- Born: 28 July 1950 (age 75) Scotland
- Occupation: Actor

= Tom Cotcher =

Scottish actor (born 1950)

Tom Cotcher (born 28 July 1950) is a Scottish actor.

== Early life and career ==

Tom Cotcher was born on 28 July 1950 in Scotland. He played DC Alan Woods in the long-running ITV police drama The Bill from 1992 to 1996. He also appeared briefly in an earlier episode of the police drama (as did several of the cast) as a local resident with a missing dog. Since then he has appeared in Taggart and Night and Day, and in October 2007 as a doctor in EastEnders. He has also made recurring appearances as Chief Superintendent Hobbs in the BBC Scotland soap opera River City. and as Mr. Mann in Ted Lasso. He appeared as Daniel Brown in the 2017 Holby City episode "Sleep Well" and is the narrator of the UK editions of Ice Road Truckers.
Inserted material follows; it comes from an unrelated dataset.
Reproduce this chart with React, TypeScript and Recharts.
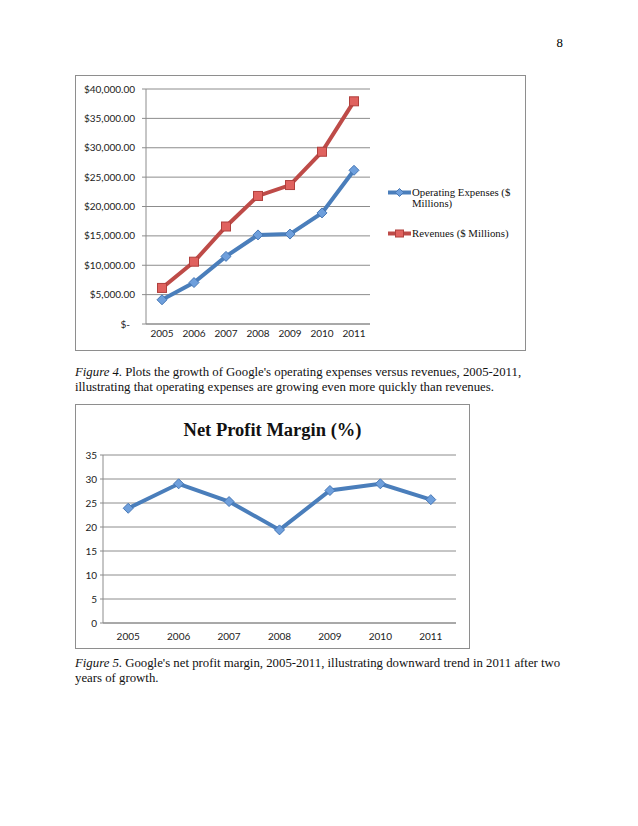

Cotcher voiced the character of Rick, the spotter in the racing video games TOCA Race Driver 2 and 3, in 2004 and 2006, respectively, as well as the characters of Benhart of Jugo and Cromwell the Pardoner in the action role-playing video game Dark Souls II in 2014.

He is a husband and father and lives in Brighton, England. In 2018, he recorded a two-part edition of The Bill Podcast to discuss his life and career.